Kerap kali kebijakan represif yang dibuat oleh kelompok intelektual Gereja adalah model “kompetisi suci”, demi menjaga hak dan peluang untuk bersaksi dalam menyingkapi kebutaan hati manusia dan kerusakan dunia. Sementara pendekatan Gereja di dalam pergolakan politik tampak belum selesai, ternyata semakin banyak muncul krisis baru. Gereja sebagai wadah, senantiasa bersedia mendengar dan ditantang oleh orang lain dengan tidak membiarkan siapapun untuk terus bersikap inklusif dalam berpolitik.

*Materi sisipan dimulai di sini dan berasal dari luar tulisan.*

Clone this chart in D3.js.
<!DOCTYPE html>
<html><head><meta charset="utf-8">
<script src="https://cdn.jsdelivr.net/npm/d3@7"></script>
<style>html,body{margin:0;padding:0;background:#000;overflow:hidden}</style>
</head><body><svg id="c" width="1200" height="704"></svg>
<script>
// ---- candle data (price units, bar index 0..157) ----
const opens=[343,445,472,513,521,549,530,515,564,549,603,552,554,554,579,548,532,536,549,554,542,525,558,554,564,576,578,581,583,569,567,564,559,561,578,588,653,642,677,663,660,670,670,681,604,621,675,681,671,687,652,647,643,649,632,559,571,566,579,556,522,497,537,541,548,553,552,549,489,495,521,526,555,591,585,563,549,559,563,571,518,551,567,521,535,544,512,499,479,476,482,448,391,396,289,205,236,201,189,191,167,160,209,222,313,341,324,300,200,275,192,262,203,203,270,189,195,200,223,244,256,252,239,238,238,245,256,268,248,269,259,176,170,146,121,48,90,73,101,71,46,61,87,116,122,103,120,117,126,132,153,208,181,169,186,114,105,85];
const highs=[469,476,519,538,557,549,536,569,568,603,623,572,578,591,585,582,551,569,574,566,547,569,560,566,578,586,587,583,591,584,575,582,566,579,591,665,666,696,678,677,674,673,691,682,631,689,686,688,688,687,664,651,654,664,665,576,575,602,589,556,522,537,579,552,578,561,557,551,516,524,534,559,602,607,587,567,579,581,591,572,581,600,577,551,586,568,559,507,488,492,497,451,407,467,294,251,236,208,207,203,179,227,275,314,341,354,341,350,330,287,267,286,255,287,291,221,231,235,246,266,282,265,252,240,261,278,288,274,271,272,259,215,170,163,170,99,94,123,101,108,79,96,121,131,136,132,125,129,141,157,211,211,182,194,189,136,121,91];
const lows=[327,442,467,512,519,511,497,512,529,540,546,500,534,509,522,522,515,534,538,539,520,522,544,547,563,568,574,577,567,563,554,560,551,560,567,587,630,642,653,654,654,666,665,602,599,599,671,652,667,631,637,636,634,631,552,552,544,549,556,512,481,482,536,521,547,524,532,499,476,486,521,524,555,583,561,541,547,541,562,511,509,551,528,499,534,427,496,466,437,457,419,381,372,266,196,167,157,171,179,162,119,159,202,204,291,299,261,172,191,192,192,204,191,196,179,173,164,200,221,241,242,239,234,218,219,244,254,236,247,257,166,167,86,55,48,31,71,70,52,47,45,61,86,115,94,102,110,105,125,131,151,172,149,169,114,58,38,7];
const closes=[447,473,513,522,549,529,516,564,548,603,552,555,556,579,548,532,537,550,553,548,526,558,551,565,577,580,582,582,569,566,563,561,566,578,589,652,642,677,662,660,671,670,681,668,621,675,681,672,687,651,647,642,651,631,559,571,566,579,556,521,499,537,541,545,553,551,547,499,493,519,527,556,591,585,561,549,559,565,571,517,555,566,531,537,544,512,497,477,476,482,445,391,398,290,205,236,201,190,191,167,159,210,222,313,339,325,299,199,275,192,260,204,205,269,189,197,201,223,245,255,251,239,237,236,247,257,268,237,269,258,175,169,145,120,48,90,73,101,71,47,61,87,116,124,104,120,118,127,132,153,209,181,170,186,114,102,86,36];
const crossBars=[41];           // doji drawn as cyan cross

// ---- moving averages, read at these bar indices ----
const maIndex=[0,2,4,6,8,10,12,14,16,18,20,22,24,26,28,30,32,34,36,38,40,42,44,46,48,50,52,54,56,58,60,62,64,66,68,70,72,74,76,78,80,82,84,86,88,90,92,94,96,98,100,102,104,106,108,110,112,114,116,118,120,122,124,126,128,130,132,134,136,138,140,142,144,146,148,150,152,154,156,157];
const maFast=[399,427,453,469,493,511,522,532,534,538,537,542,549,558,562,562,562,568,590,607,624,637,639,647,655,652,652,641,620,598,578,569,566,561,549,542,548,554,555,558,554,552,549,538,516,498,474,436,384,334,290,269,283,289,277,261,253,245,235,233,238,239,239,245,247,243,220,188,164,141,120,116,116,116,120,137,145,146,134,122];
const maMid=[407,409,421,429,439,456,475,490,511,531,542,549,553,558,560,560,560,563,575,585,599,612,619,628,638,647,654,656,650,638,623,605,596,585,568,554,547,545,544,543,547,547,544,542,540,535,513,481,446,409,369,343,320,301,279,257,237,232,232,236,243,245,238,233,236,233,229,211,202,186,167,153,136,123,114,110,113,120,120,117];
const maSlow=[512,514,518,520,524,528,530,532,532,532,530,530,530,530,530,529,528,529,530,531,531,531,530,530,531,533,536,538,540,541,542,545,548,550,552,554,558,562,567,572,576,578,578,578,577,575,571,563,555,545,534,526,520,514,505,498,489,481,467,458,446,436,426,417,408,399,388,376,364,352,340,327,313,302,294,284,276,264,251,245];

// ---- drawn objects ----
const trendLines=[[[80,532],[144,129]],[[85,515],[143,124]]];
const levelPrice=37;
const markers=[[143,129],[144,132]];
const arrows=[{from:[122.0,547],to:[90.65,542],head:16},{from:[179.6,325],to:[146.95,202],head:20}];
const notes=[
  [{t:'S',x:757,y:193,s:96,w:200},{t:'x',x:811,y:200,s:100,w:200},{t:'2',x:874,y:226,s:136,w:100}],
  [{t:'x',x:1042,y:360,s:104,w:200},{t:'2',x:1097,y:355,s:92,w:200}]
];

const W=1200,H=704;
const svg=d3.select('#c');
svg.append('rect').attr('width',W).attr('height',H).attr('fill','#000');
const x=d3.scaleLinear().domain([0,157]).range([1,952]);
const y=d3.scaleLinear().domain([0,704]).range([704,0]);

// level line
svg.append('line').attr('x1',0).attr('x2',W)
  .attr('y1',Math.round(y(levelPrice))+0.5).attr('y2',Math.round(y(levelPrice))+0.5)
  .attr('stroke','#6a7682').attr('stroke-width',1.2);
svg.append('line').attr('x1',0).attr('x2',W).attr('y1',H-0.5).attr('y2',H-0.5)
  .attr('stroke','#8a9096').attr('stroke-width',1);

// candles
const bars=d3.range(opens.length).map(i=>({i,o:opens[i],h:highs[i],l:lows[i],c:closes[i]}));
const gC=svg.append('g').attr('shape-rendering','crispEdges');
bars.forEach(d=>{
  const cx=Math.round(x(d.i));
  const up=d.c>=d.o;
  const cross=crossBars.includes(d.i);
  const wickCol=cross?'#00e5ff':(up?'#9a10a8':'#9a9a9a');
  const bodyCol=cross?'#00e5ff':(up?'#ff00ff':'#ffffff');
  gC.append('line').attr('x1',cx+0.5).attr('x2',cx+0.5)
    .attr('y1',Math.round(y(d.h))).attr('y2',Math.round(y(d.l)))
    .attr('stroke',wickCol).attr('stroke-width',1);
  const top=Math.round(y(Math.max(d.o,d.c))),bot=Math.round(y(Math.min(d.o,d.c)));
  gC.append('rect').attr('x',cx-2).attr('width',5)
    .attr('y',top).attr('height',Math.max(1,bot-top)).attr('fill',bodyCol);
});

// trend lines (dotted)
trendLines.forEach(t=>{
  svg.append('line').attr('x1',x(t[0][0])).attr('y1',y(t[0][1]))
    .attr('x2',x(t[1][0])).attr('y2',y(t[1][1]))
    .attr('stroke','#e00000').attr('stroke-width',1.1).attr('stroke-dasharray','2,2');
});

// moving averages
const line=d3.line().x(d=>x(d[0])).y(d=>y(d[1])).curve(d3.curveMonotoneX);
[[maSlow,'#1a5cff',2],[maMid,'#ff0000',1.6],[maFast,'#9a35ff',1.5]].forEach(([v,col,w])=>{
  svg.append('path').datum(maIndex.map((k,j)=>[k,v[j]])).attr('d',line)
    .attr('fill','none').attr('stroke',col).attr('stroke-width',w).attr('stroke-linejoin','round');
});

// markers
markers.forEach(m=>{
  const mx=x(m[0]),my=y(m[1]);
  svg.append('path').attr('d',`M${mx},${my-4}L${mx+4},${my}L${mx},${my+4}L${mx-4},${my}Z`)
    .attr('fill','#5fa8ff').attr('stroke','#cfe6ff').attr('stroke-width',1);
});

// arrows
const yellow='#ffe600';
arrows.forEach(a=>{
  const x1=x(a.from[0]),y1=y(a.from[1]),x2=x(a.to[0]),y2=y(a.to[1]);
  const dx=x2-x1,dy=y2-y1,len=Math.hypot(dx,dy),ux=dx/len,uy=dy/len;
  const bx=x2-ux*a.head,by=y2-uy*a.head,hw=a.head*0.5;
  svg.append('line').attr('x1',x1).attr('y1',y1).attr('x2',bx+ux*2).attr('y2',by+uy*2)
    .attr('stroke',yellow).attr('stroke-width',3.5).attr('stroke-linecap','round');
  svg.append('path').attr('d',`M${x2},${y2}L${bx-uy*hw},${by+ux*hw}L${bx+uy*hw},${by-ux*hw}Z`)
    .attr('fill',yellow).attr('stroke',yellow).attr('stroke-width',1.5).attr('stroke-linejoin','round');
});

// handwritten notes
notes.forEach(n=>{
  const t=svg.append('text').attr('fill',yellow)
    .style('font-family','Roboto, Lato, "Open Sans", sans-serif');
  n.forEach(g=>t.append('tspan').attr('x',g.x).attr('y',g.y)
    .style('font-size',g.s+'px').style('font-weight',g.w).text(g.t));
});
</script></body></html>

Pertanyaan apakah gereja terlanjur berpolitik? Mungkin terlalu keras kedengarannya, tetapi ini mengandung satu peringatan untuk mencapai tujuan hidup berbangsa dan bernegara. Di sini talaah kritis mau menyikapi masalah yang sulit dan riskan dengan menguji berbagai kesamaan maupun perbedaan melalui jalan dialog politik.
Jadi sekali lagi, apabila Gereja menghindari tugas pendidikan politik atau pengawasan kinerja kerja politik, itu berarti menghilangkan kebenaran politik yang berhati nurani (actus humanus).